Some of them were happy.
Most of them were miserable.

Rich? Absolutely.
Powerful? Without a doubt.
But joyful? Peaceful?
Rare.

And then there’s the other side.

Having been born and raised in the best place on earth—Caratinga, Minas Gerais, Brazil—I was fortunate to see and have easy access to the most humble places.

Whether it was dear and loved family, friends of family, or other villages I visited,
I experienced it firsthand.

When I write, I’m not pouring into you from a book I read.
I’m pouring into you a life I lived.
An air I breathed.

I’ve spent time in places where the walls were thin, the floors were dirt, and the meals were few and precious.
Where a rainy night could wipe out a week’s work.
Where survival was stitched into the seams of everyday life.

And somehow—

There was joy.

Long meals.
Longer conversations.
Laughter that didn’t need to be scheduled.
Grief shared openly, then set aside in favor of another joke about the last storm.

I realized something profound:

The powerful talked about themselves.
The villagers talked about each other.

One side had everything and felt like nothing.
The other side had almost nothing—and lived like they had everything.


And That Brings Us to Today

Happiness.

The more I think about you and me—
Sitting in billion-dollar buildings, robots being developed, a world shifting at our workstations—
The more intrigued I get about something far more personal:

Our well-being.

Not the next innovation.
Not the next promotion.

Us.

The people behind the systems.
The souls behind the strategies.

So let’s turn there.

Let’s open the door to your building.
Let’s walk through your workplace.
Let’s look—not at what’s being built—but at who’s being built up… or broken down.

Because if the environment you walk into every morning is draining you more than it’s developing you—
That’s not work.
That’s slow erosion.

And no paycheck on earth is worth trading your peace for.


The Hard Truth About Workplace Happiness

Happiness isn’t given.
It’s built.

It’s not handed to you with your badge and benefits packet.

It’s created when:

  • You feel trusted.
  • You feel seen.
  • You feel like your work actually matters.
  • You feel connected to the people around you—not competing with them.

Ping-pong tables won’t fix a broken culture.
Free lunches won’t heal a team that’s starving for respect.

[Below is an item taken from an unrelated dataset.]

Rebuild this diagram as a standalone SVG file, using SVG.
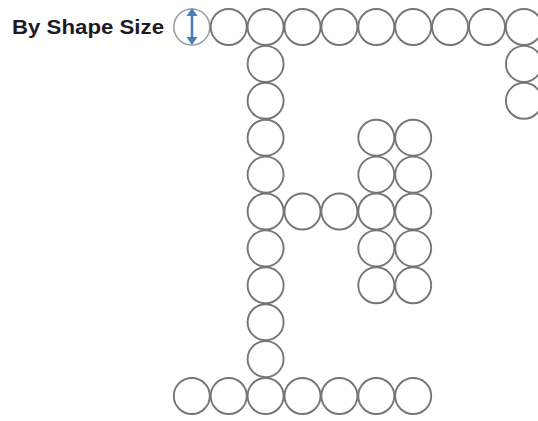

The companies that get it right understand:
Happiness isn’t a perk. It’s a product of trust, meaning, and belonging.


The Research Backs It Up

  • 70% of employee happiness is tied to their manager, not their role. (Gallup, 2023)
  • Workers with strong relationships at work are 7x more likely to be engaged. (HBR, 2022)
  • Pay and perks matter—but once basic needs are met, growth, purpose, and recognition drive happiness more than anything else. (APA, 2023)

Translation?
If your leadership sucks, no amount of free coffee is going to save you.


So What Actually Creates Happiness at Work?

Here’s the short list—the real one:

1. Psychological Safety

If people can’t speak up, screw up, and show up fully without fear—they’re not happy.

They’re surviving.


2. Autonomy Over Time and Work

People need control over their days.
Not full chaos—control.
The ability to structure work in a way that respects their energy, not just their title.


3. Purpose and Meaning

No one wants to be a cog in someone else’s machine.

People want to know that what they do moves the needle somewhere that matters.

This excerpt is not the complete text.